Looming on the horizon is the fiscal cliff, billions of dollars in tax increases and government spending cuts due to take effect at the beginning of the year. President Barack Obama and congressional leaders are still trying to find a way to avoid the cliff, but any deal is likely to result in tax increases for at least some Americans.
But other factors are working in consumers' favor. Inflation remains in check, and gasoline prices have fallen more than 50 cents a gallon in the past two months.
Ram Bhagavatula, an economist at investment firm Combinatorics Capital in New York, said the long, painful process of repairing household balance sheets is nearing completion. At the peak of the housing boom, nearly 19% of households' after-tax income went to debts and other required payments. Now below 16%, the so-called financial obligations ratio has at last returned to a more sustainable level, he said.
"In some sense the underlying problem has been fixed," Mr. Bhagavatula said.
Lower payments don't always translate into higher spending for debt-leery households, however. Josh Penland, a mortgage banker in Austin, Texas, said many of his refinancing clients are using their savings to pay off other debts, or in some cases even refinancing to shorter 15-year mortgages that don't reduce their payments but let them pay off their loans more quickly.
"I think there's an emotional piece to seeing the balance being paid down," Mr.
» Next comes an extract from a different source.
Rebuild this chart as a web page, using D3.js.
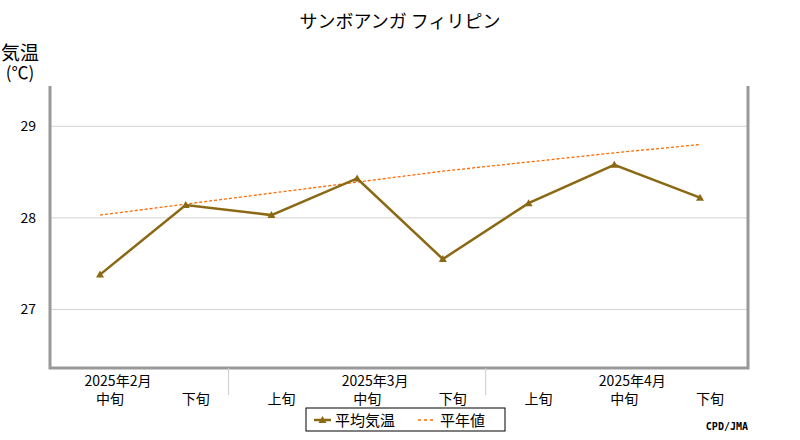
<!DOCTYPE html><html><head><meta charset="utf-8"><script src="https://cdn.jsdelivr.net/npm/d3@7"></script>
<style>body{margin:0;background:#fff}text{font-family:"Noto Sans CJK JP",sans-serif}</style></head><body><svg id="c" width="800" height="440"></svg>
<script>
const categories=["中旬","下旬","上旬","中旬","下旬","上旬","中旬","下旬"];
const months=[{label:"2025年2月",i:0},{label:"2025年3月",i:3},{label:"2025年4月",i:6}];
const meanTemp=[27.38,28.14,28.03,28.43,27.55,28.16,28.58,28.22];
const normalTemp=[28.03,28.15,28.27,28.39,28.51,28.61,28.71,28.80];
const yTicks=[27,28,29];
const svg=d3.select("#c");
const L=50,R=748,T=86,B=368;
const x=d3.scalePoint().domain(d3.range(categories.length)).range([100,700]);
const y=d3.scaleLinear().domain([26.36,29.44]).range([B,T]);
const g=svg.append("g");
g.selectAll(".gl").data(yTicks).join("line").attr("x1",L).attr("x2",R).attr("y1",d=>y(d)).attr("y2",d=>y(d)).attr("stroke","#d3d3d3");
g.selectAll(".yt").data(yTicks).join("text").attr("x",36).attr("y",d=>y(d)+5).attr("text-anchor","end").attr("font-size",14).text(d=>d);
svg.append("path").attr("d",`M${L},${T}V${B}H${R}V${T}`).attr("fill","none").attr("stroke","#999").attr("stroke-width",3);
[2,5].forEach(i=>{const xs=(x(i-1)+x(i))/2;svg.append("line").attr("x1",xs).attr("x2",xs).attr("y1",B).attr("y2",395).attr("stroke","#ccc");});
svg.selectAll(".cl").data(categories).join("text").attr("x",(d,i)=>x(i)+10).attr("y",404).attr("text-anchor","middle").attr("font-size",14).text(d=>d);
svg.selectAll(".ml").data(months).join("text").attr("x",d=>x(d.i)+18).attr("y",386).attr("text-anchor","middle").attr("font-size",14).text(d=>d.label);
const line=d3.line().x((d,i)=>x(i)).y(d=>y(d));
svg.append("path").attr("d",line(normalTemp)).attr("fill","none").attr("stroke","#ff6a00").attr("stroke-width",1.3).attr("stroke-dasharray","3,2");
svg.append("path").attr("d",line(meanTemp)).attr("fill","none").attr("stroke","#8b6914").attr("stroke-width",2.5);
svg.selectAll(".mk").data(meanTemp).join("path").attr("transform",(d,i)=>`translate(${x(i)},${y(d)})`).attr("d","M0,-4L4,3H-4Z").attr("fill","#8b6914");
svg.append("text").attr("x",400).attr("y",28).attr("text-anchor","middle").attr("font-size",18).text("サンボアンガ フィリピン");
svg.append("text").attr("x",20).attr("y",60).attr("text-anchor","middle").attr("font-size",19).text("気温");
svg.append("text").attr("x",20).attr("y",79).attr("text-anchor","middle").attr("font-size",17).text("(℃)");
const lg=svg.append("g");
lg.append("rect").attr("x",306).attr("y",408).attr("width",199).attr("height",23).attr("fill","#fff").attr("stroke","#000");
lg.append("line").attr("x1",314).attr("x2",331).attr("y1",420).attr("y2",420).attr("stroke","#8b6914").attr("stroke-width",2.5);
lg.append("path").attr("d","M322.5,416L326.5,423H318.5Z").attr("fill","#8b6914");
lg.append("text").attr("x",335).attr("y",426).attr("font-size",15).text("平均気温");
lg.append("line").attr("x1",418).attr("x2",436).attr("y1",420).attr("y2",420).attr("stroke","#ff6a00").attr("stroke-width",1.3).attr("stroke-dasharray","3,3");
lg.append("text").attr("x",440).attr("y",426).attr("font-size",15).text("平年値");
svg.append("text").attr("x",748).attr("y",430).attr("text-anchor","end").attr("font-size",10).attr("font-weight","bold").style("font-family","DejaVu Sans Mono").text("CPD/JMA");
</script></body></html>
Penland said.
John Miller and his wife recently refinanced the mortgage on their Buffalo, N.Y., home, shaving $400 off the minimum monthly payments. But rather than spend the extra money, Mr. Miller, a 42-year-old computer consultant, said he and his wife are continuing to pay at their old rate in order to work off their loan in less time. That means their decision to refinance will do little to boost the economy in the short term, although it could lead to an increase in spending down the road.
"We'll probably eventually go for getting extra money in the budget when we need to buy a new car or something like that," Mr. Miller said. "But we figured we're not missing the money right now."